Re: Testing package installation, upgrading, and removal
Joey Hess <email@example.com> writes:
> Lars Wirzenius wrote:
>> Frank Lichtenheld and others have brought up the idea of automatically
>> testing installation, upgrading, and removal of packages. It struck me
>> that it should be pretty simple to implement at least basic versions of
>> this. The result: http://liw.iki.fi/liw/download/piuparts-0.4.tar.gz
>> I have attached the manual page.
>> The current version is quite simplistic. It may well be too simplistic
>> to work for more than in simple cases, but it's a start.
>> I'd be very curious to hear about suggestions for improvements.

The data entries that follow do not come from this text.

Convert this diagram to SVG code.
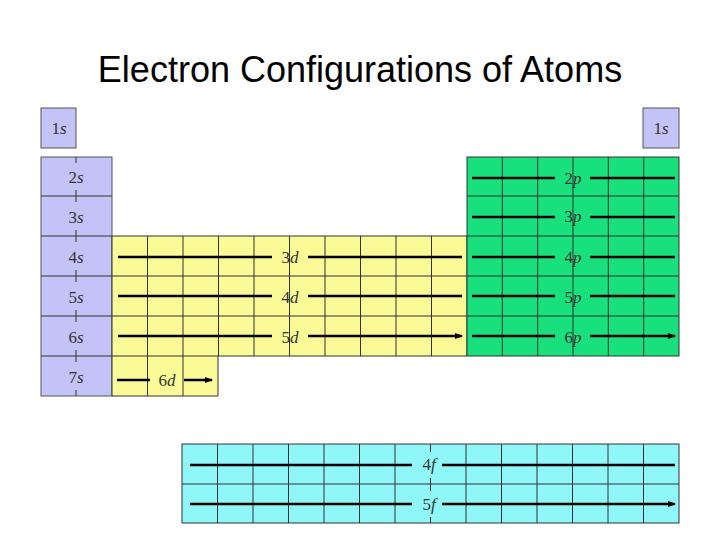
<svg xmlns="http://www.w3.org/2000/svg" width="720" height="540" viewBox="0 0 720 540">
<style>
.s{fill:#c3c3f7;stroke:#555;stroke-width:1}
.d{fill:#fafa96;stroke:#333;stroke-width:1}
.p{fill:#18e07c;stroke:#333;stroke-width:1}
.f{fill:#8ff7f7;stroke:#333;stroke-width:1}
.g{stroke:#333;stroke-width:1;fill:none}
.lb{font-family:"Liberation Serif",serif;font-size:17px;fill:#333;text-anchor:middle}
.ar{stroke:#000;stroke-width:2.5;fill:none;marker-end:url(#ah)}
.tk{stroke:#333;stroke-width:1}
</style>
<defs><marker id="ah" markerWidth="8" markerHeight="6" refX="7" refY="3" orient="auto" markerUnits="userSpaceOnUse"><path d="M0,0 L8,3 L0,6 Z" fill="#000"/></marker></defs>
<rect width="720" height="540" fill="#fff"/>
<text x="360" y="82" font-family="Liberation Sans, Arial, sans-serif" font-size="36" text-anchor="middle" fill="#000">Electron Configurations of Atoms</text>
<g id="s-block">
<rect class="s" x="41" y="108" width="35" height="40"/>
<rect class="s" x="643" y="108" width="36" height="40"/>
<rect class="s" x="41" y="157" width="71" height="239"/>
<path class="g" d="M41 196H112M41 236H112M41 276H112M41 316H112M41 356H112"/>
<path class="tk" d="M76 157v6M76 190v12M76 230v12M76 270v12M76 310v12M76 350v12M76 390v6"/>
<text class="lb" x="59" y="134">1<tspan font-style="italic">s</tspan></text>
<text class="lb" x="661" y="134">1<tspan font-style="italic">s</tspan></text>
<text class="lb" x="76" y="183">2<tspan font-style="italic">s</tspan></text>
<text class="lb" x="76" y="223">3<tspan font-style="italic">s</tspan></text>
<text class="lb" x="76" y="263">4<tspan font-style="italic">s</tspan></text>
<text class="lb" x="76" y="303">5<tspan font-style="italic">s</tspan></text>
<text class="lb" x="76" y="343">6<tspan font-style="italic">s</tspan></text>
<text class="lb" x="76" y="383">7<tspan font-style="italic">s</tspan></text>
</g>
<g id="d-block">
<path class="d" d="M112 236H467V356H218V396H112Z"/>
<path class="g" d="M112 276H467M112 316H467M112 356H218M147.5 236V396M183 236V396M218.5 236V356M254 236V356M289.5 236V356M325 236V356M360.5 236V356M396 236V356M431.5 236V356"/>
<text class="lb" x="290" y="263">3<tspan font-style="italic">d</tspan></text>
<text class="lb" x="290" y="303">4<tspan font-style="italic">d</tspan></text>
<text class="lb" x="290" y="343">5<tspan font-style="italic">d</tspan></text>
<text class="lb" x="167" y="386">6<tspan font-style="italic">d</tspan></text>
</g>
<g id="p-block">
<rect class="p" x="467" y="157" width="212" height="199"/>
<path class="g" d="M467 196H679M467 236H679M467 276H679M467 316H679M502.3 157V356M537.7 157V356M573 157V356M608.3 157V356M643.7 157V356"/>
<text class="lb" x="573" y="184">2<tspan font-style="italic">p</tspan></text>
<text class="lb" x="573" y="222">3<tspan font-style="italic">p</tspan></text>
<text class="lb" x="573" y="263">4<tspan font-style="italic">p</tspan></text>
<text class="lb" x="573" y="303">5<tspan font-style="italic">p</tspan></text>
<text class="lb" x="573" y="343">6<tspan font-style="italic">p</tspan></text>
</g>
<g id="f-block">
<rect class="f" x="182" y="444" width="497" height="79"/>
<path class="g" d="M182 484H679M217.5 444V523M253 444V523M288.5 444V523M324 444V523M359.5 444V523M395 444V523M430.5 444V523M466 444V523M501.5 444V523M537 444V523M572.5 444V523M608 444V523M643.5 444V523"/>
<rect x="420" y="452" width="20" height="26" fill="#8ff7f7"/>
<rect x="420" y="491" width="20" height="26" fill="#8ff7f7"/>
<text class="lb" x="429" y="470"><tspan>4</tspan><tspan font-style="italic">f</tspan></text>
<text class="lb" x="429" y="510"><tspan>5</tspan><tspan font-style="italic">f</tspan></text>
</g>
<g id="connectors">
<path class="ar" d="M272 257H118M308 257H462M272 296H118M308 296H462M272 336H118M308 336H462"/>
<path class="ar" d="M150 380H117M184 380H212"/>
<path class="ar" d="M555 178H472M590 178H675M555 217H472M590 217H675M555 257H472M590 257H675M555 296H472M590 296H675M555 336H472M590 336H675"/>
<path class="ar" d="M412 465H190M442 465H675M412 504H190M442 504H675"/>
</g>
</svg>
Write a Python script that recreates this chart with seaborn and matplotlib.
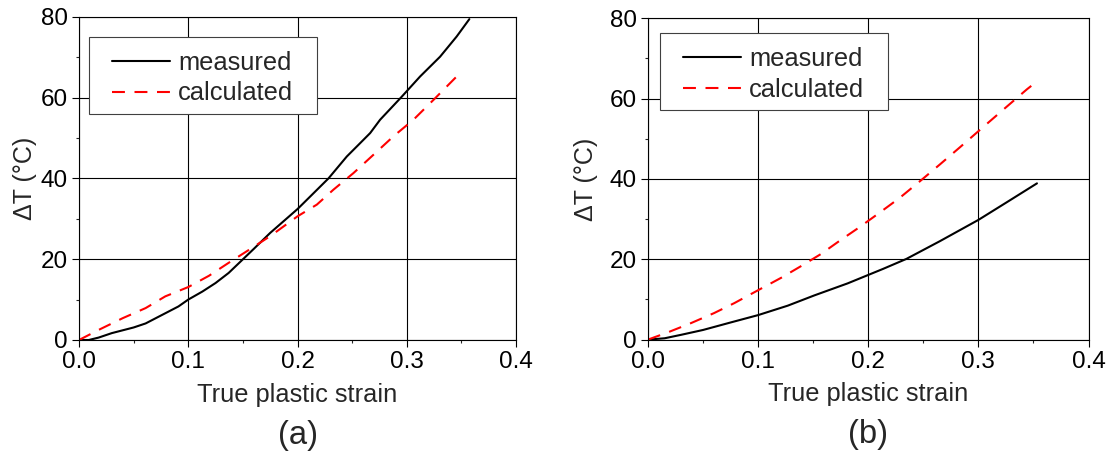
import numpy as np
import pandas as pd
import matplotlib
matplotlib.use("Agg")
import matplotlib.pyplot as plt
import seaborn as sns
from matplotlib.ticker import MultipleLocator
from matplotlib.patches import Rectangle

# ---- data ----
meas_a_x = [0.0, 0.009, 0.018, 0.03, 0.05, 0.061, 0.076, 0.091, 0.1, 0.113, 0.125, 0.137,
            0.1598, 0.175, 0.2, 0.2116, 0.2284, 0.2451, 0.2573, 0.2665, 0.2756, 0.2954,
            0.3122, 0.3305, 0.3457, 0.3573]
meas_a_y = [0.0, 0.0, 0.6, 1.7, 3.1, 4.1, 6.2, 8.3, 10.0, 12.0, 14.1, 16.6,
            22.5, 26.5, 32.4, 35.5, 40.0, 45.4, 48.7, 51.2, 54.5, 60.2,
            65.2, 70.1, 75.1, 79.4]
calc_a_x = [0.0, 0.018, 0.040, 0.061, 0.079, 0.1, 0.119, 0.137, 0.1567, 0.175, 0.2,
            0.2177, 0.2329, 0.2512, 0.2726, 0.2878, 0.3061, 0.3259, 0.3442, 0.3488]
calc_a_y = [0.0, 2.5, 5.4, 7.9, 10.8, 13.1, 15.9, 19.1, 22.5, 25.7, 30.6,
            33.5, 37.2, 41.3, 46.6, 50.4, 54.5, 59.8, 64.8, 66.0]

meas_b_x = [0.0, 0.0151, 0.0302, 0.05, 0.0755, 0.1, 0.1269, 0.151, 0.1813, 0.2134,
            0.2347, 0.265, 0.3, 0.3258, 0.3532]
meas_b_y = [0.0, 0.33, 1.2, 2.4, 4.3, 6.1, 8.45, 11.0, 14.0, 17.6,
            20.1, 24.5, 29.8, 34.2, 38.9]
calc_b_x = [0.0, 0.018, 0.039, 0.060, 0.0785, 0.1, 0.121, 0.139, 0.157, 0.1745, 0.1921,
            0.2103, 0.2286, 0.2468, 0.265, 0.2833, 0.303, 0.3228, 0.344, 0.35]
calc_b_y = [0.0, 1.8, 4.1, 6.6, 9.1, 12.3, 15.4, 18.3, 21.3, 24.7, 28.0,
            31.6, 35.3, 39.4, 43.6, 47.9, 52.6, 57.3, 62.3, 63.6]

series_labels = ["measured", "calculated"]
panel_labels = ["(a)", "(b)"]
x_label = "True plastic strain"
y_label = "ΔT (°C)"
x_ticks = [0.0, 0.1, 0.2, 0.3, 0.4]
y_ticks = [0, 20, 40, 60, 80]

sns.set_style("white")
plt.rcParams["font.family"] = ["Liberation Sans", "DejaVu Sans"]

W, H = 1111, 458
fig = plt.figure(figsize=(W / 100, H / 100), dpi=100)

layout = [
    dict(x0=79, x1=516, ytop=16.7, ybot=340, ylab_x=-0.1236, leg=(0.0641, 0.9094)),
    dict(x0=648, x1=1088.5, ytop=18.3, ybot=339.6, ylab_x=-0.141, leg=(0.0681, 0.926)),
]
panels = [
    (meas_a_x, meas_a_y, calc_a_x, calc_a_y),
    (meas_b_x, meas_b_y, calc_b_x, calc_b_y),
]

axes = []
legends = []
for i, (L, (mx, my, cx, cy)) in enumerate(zip(layout, panels)):
    ax = fig.add_axes([L["x0"] / W, 1 - L["ybot"] / H,
                       (L["x1"] - L["x0"]) / W, (L["ybot"] - L["ytop"]) / H])
    dm = pd.DataFrame({"x": mx, "y": my})
    dc = pd.DataFrame({"x": cx, "y": cy})
    sns.lineplot(data=dm, x="x", y="y", ax=ax, color="black", lw=1.5,
                 label=series_labels[0], estimator=None, sort=False)
    sns.lineplot(data=dc, x="x", y="y", ax=ax, color="#ff0000", lw=1.5,
                 label=series_labels[1], estimator=None, sort=False)
    ax.lines[1].set_dashes([6.2, 4.6])
    ax.set_xlim(0, 0.4)
    ax.set_ylim(0, 80)
    ax.set_xticks(x_ticks)
    ax.set_xticklabels([f"{t:.1f}" for t in x_ticks])
    ax.set_yticks(y_ticks)
    ax.xaxis.set_minor_locator(MultipleLocator(0.05))
    ax.yaxis.set_minor_locator(MultipleLocator(10))
    ax.tick_params(which="major", direction="out", length=5, width=0.8,
                   labelsize=17.5, pad=3, colors="black", bottom=True, left=True)
    ax.tick_params(which="minor", direction="out", length=2.5, width=0.8,
                   bottom=True, left=True)
    ax.grid(True, which="major", color="black", lw=0.8)
    for s in ax.spines.values():
        s.set_visible(True)
        s.set_color("black")
        s.set_linewidth(0.8)
    ax.set_xlabel(x_label, fontsize=18.3)
    ax.set_ylabel(y_label, fontsize=18)
    ax.xaxis.label.set_va("center")
    ax.yaxis.label.set_va("center")
    ax.xaxis.set_label_coords(0.5, -0.170)
    ax.yaxis.set_label_coords(L["ylab_x"], 0.5)
    leg = ax.legend(loc="upper left", bbox_to_anchor=L["leg"],
                    fontsize=18.4, frameon=False, borderpad=0.2,
                    handlelength=2.27, handletextpad=0.31, labelspacing=0.25,
                    borderaxespad=0)
    leg.set_zorder(6)
    ax.text(0.5, -0.294, panel_labels[i], transform=ax.transAxes, ha="center",
            va="center", fontsize=23.6)
    axes.append(ax)
    legends.append(leg)

# legend frames: padded more horizontally than vertically, as in the reference
fig.canvas.draw()
renderer = fig.canvas.get_renderer()
for ax, leg in zip(axes, legends):
    bb = leg.get_window_extent(renderer)
    inv = ax.transAxes.inverted()
    (ax0, ay0), (ax1, ay1) = inv.transform([[bb.x0 - 18, bb.y0 - 3], [bb.x1 + 19, bb.y1 + 9]])
    ax.add_patch(Rectangle((ax0, ay0), ax1 - ax0, ay1 - ay0, transform=ax.transAxes,
                           facecolor="white", edgecolor="#404040", lw=0.8,
                           zorder=5.5, clip_on=False))

fig.savefig("out.png", dpi=100)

> I want to run a test that installs each package in woody in turn,
> upgrades them to sarge, then to sid, then purges it, then looks for
> /usr/doc and /usr/info stuff that is were produced during the package's
> install or upgrade and not removed.
Good idea. Things like that should be collected for the etch Release
to cover all major changes that are release goals. Another thing would
be to check if anything links against an old C++ abi and so on.
A more general test would be to install/upgrade/purge a package and
then report any changes in the chroot.
>> If the package is known to apt-cache, piuparts also does an upgrade
>> test, where it first installs the package with apt-get, and then
>> installs from the package files given on the command line, and finally
>> removes and purges everything that got installed. The assumption is
>> that the version apt-get finds is older than the package file. The
>> upgrade test is not performed if -a is used.
> I think this can not quite do it, since the chroot will need to be a
> woody chroot but get at least partially upgraded in each test to allow
> installation of the sarge and sid packages. It looks like piuparts is
> otherwise close to the tool I need.
Create a lvm logical volume of a clean chroot. Make a snapshot of it,
mount proc, do the test, kill (and probably report) any residual
processes, umopunt proc, kill snapshot.
Using lvm is the fastest way to do this. Alternatives are to copy or
untar a clean chroot for every test. But that needs more time.